→ **DATA PROVIDED**

^^^^^^^^

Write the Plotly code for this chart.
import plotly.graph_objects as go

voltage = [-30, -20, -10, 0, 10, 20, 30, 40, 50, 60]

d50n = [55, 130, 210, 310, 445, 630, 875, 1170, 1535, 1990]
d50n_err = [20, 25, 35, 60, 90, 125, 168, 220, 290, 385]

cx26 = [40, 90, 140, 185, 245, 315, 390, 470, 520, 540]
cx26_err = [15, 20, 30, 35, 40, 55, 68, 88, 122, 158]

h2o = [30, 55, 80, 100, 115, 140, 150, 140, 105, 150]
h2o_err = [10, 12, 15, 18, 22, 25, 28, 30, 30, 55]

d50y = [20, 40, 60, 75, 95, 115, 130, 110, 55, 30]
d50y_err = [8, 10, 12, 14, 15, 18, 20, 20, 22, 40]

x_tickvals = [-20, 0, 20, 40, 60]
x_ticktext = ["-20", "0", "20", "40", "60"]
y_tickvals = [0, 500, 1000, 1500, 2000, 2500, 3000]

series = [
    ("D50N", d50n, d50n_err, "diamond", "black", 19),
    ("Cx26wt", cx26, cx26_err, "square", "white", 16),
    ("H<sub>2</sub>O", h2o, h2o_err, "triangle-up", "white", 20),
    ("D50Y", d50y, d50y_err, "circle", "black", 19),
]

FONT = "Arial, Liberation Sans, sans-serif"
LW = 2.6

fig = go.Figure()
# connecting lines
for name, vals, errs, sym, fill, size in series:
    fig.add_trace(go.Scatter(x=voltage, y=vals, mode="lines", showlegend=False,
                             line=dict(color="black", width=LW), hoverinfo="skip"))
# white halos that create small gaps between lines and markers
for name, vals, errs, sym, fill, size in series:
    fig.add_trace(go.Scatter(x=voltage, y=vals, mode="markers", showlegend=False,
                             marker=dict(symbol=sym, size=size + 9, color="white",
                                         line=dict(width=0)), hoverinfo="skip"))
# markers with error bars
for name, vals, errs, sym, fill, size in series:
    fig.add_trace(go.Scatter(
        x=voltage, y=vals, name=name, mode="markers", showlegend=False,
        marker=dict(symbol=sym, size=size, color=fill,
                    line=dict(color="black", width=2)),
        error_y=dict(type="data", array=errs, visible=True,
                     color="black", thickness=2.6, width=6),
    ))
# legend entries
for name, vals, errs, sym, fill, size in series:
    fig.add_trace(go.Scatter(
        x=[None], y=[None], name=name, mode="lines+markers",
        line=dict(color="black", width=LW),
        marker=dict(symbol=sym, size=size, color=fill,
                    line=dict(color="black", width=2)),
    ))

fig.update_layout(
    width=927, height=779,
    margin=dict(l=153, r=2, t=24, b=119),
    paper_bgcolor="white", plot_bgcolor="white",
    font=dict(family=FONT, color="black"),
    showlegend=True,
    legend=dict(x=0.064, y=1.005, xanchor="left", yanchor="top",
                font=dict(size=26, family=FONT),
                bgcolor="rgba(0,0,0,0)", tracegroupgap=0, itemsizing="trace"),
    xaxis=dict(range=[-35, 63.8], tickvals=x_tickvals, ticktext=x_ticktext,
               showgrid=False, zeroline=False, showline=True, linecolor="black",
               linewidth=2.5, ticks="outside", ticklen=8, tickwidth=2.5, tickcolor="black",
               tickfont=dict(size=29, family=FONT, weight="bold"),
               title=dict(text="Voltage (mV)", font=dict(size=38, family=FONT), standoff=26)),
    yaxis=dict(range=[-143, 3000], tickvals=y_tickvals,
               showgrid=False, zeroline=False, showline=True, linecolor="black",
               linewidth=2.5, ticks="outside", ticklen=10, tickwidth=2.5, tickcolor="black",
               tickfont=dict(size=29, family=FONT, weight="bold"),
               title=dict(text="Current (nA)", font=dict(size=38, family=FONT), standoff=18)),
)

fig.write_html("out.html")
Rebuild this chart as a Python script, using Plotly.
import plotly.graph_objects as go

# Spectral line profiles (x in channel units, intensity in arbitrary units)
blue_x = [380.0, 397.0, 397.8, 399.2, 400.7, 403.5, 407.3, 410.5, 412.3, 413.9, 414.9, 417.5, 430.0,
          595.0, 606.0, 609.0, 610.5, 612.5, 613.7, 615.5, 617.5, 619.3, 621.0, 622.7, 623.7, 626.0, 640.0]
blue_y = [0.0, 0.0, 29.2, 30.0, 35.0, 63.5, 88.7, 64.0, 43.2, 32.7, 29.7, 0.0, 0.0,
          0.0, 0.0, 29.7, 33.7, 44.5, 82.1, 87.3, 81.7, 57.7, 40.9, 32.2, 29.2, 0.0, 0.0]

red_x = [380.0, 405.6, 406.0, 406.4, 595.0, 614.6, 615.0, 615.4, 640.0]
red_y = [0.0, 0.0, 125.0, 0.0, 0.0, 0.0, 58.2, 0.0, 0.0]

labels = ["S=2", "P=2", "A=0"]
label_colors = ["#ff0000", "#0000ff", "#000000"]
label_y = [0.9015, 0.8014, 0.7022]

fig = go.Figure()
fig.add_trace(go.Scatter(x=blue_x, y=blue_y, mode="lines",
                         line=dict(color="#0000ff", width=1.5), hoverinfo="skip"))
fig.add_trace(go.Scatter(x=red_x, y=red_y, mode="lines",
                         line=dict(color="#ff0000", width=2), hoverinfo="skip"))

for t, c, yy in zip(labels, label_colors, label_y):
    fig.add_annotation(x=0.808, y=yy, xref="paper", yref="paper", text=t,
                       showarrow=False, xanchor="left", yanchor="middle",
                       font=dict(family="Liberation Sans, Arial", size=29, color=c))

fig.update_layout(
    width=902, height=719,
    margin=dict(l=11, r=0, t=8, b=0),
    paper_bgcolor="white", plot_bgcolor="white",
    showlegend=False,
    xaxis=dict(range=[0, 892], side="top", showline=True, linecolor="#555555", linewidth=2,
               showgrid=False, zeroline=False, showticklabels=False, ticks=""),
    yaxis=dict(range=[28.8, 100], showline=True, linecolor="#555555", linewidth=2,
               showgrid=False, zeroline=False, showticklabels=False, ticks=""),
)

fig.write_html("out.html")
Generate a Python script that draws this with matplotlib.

^^^^^^^^

→ **REQUIREMENTS**
Note how many lines of the material contain the string "with". Then report that number by itself.

→ **RIGHT ANSWER**
2